The task —
Would you repeat the listing exactly but omit every picture?

Dataset content —
— begin —

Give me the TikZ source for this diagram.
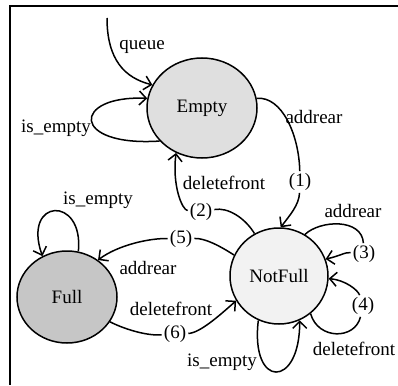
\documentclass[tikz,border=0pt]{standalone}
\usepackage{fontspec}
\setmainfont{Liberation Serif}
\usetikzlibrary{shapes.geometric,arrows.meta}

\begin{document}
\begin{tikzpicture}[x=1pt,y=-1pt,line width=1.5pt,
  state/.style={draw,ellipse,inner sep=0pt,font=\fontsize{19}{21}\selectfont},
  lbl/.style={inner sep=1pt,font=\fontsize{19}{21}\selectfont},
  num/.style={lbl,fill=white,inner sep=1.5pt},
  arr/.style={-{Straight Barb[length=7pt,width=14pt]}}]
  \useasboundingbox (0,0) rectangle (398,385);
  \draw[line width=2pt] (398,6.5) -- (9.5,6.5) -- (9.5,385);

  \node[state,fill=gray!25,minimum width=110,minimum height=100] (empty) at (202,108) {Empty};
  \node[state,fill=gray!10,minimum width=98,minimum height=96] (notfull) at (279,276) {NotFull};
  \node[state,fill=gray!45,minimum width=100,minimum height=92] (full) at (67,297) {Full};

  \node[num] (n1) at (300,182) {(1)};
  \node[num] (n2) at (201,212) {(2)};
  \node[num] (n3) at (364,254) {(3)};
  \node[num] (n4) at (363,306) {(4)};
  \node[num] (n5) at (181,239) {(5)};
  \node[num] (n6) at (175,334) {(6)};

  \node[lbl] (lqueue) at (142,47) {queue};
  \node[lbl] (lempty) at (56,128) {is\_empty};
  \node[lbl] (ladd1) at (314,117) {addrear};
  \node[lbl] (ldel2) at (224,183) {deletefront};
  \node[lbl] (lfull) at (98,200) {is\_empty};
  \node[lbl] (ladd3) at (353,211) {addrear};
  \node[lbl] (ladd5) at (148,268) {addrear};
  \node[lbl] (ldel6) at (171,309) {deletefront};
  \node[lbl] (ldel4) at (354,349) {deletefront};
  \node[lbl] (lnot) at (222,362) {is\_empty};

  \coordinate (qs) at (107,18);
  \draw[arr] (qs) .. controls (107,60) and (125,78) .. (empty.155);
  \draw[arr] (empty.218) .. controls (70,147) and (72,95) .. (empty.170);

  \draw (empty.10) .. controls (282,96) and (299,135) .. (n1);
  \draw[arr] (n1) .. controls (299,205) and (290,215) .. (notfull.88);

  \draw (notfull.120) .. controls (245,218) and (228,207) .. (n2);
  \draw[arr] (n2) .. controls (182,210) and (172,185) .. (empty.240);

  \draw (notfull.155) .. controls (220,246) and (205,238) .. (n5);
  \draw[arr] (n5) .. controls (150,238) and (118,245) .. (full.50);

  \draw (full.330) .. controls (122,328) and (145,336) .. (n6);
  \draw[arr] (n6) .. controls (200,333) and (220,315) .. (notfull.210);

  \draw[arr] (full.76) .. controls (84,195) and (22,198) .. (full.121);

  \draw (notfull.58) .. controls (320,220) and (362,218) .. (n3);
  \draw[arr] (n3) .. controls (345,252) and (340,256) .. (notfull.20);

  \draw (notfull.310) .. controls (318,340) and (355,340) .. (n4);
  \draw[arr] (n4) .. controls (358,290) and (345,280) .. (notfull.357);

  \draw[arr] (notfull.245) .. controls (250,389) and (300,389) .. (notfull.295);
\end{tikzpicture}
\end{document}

— end —

Result below —
Give me the TikZ source for this diagram.
\documentclass[tikz,border=0pt]{standalone}
\usepackage{fontspec}
\setmainfont{Liberation Serif}
\usetikzlibrary{shapes.geometric,arrows.meta}

\begin{document}
\begin{tikzpicture}[x=1pt,y=-1pt,line width=1.5pt,
  state/.style={draw,ellipse,inner sep=0pt,font=\fontsize{19}{21}\selectfont},
  lbl/.style={inner sep=1pt,font=\fontsize{19}{21}\selectfont},
  num/.style={lbl,fill=white,inner sep=1.5pt},
  arr/.style={-{Straight Barb[length=7pt,width=14pt]}}]
  \useasboundingbox (0,0) rectangle (398,385);
  \draw[line width=2pt] (398,6.5) -- (9.5,6.5) -- (9.5,385);

  \node[state,fill=gray!25,minimum width=110,minimum height=100] (empty) at (202,108) {Empty};
  \node[state,fill=gray!10,minimum width=98,minimum height=96] (notfull) at (279,276) {NotFull};
  \node[state,fill=gray!45,minimum width=100,minimum height=92] (full) at (67,297) {Full};

  \node[num] (n1) at (300,182) {(1)};
  \node[num] (n2) at (201,212) {(2)};
  \node[num] (n3) at (364,254) {(3)};
  \node[num] (n4) at (363,306) {(4)};
  \node[num] (n5) at (181,239) {(5)};
  \node[num] (n6) at (175,334) {(6)};

  \node[lbl] (lqueue) at (142,47) {queue};
  \node[lbl] (lempty) at (56,128) {is\_empty};
  \node[lbl] (ladd1) at (314,117) {addrear};
  \node[lbl] (ldel2) at (224,183) {deletefront};
  \node[lbl] (lfull) at (98,200) {is\_empty};
  \node[lbl] (ladd3) at (353,211) {addrear};
  \node[lbl] (ladd5) at (148,268) {addrear};
  \node[lbl] (ldel6) at (171,309) {deletefront};
  \node[lbl] (ldel4) at (354,349) {deletefront};
  \node[lbl] (lnot) at (222,362) {is\_empty};

  \coordinate (qs) at (107,18);
  \draw[arr] (qs) .. controls (107,60) and (125,78) .. (empty.155);
  \draw[arr] (empty.218) .. controls (70,147) and (72,95) .. (empty.170);

  \draw (empty.10) .. controls (282,96) and (299,135) .. (n1);
  \draw[arr] (n1) .. controls (299,205) and (290,215) .. (notfull.88);

  \draw (notfull.120) .. controls (245,218) and (228,207) .. (n2);
  \draw[arr] (n2) .. controls (182,210) and (172,185) .. (empty.240);

  \draw (notfull.155) .. controls (220,246) and (205,238) .. (n5);
  \draw[arr] (n5) .. controls (150,238) and (118,245) .. (full.50);

  \draw (full.330) .. controls (122,328) and (145,336) .. (n6);
  \draw[arr] (n6) .. controls (200,333) and (220,315) .. (notfull.210);

  \draw[arr] (full.76) .. controls (84,195) and (22,198) .. (full.121);

  \draw (notfull.58) .. controls (320,220) and (362,218) .. (n3);
  \draw[arr] (n3) .. controls (345,252) and (340,256) .. (notfull.20);

  \draw (notfull.310) .. controls (318,340) and (355,340) .. (n4);
  \draw[arr] (n4) .. controls (358,290) and (345,280) .. (notfull.357);

  \draw[arr] (notfull.245) .. controls (250,389) and (300,389) .. (notfull.295);
\end{tikzpicture}
\end{document}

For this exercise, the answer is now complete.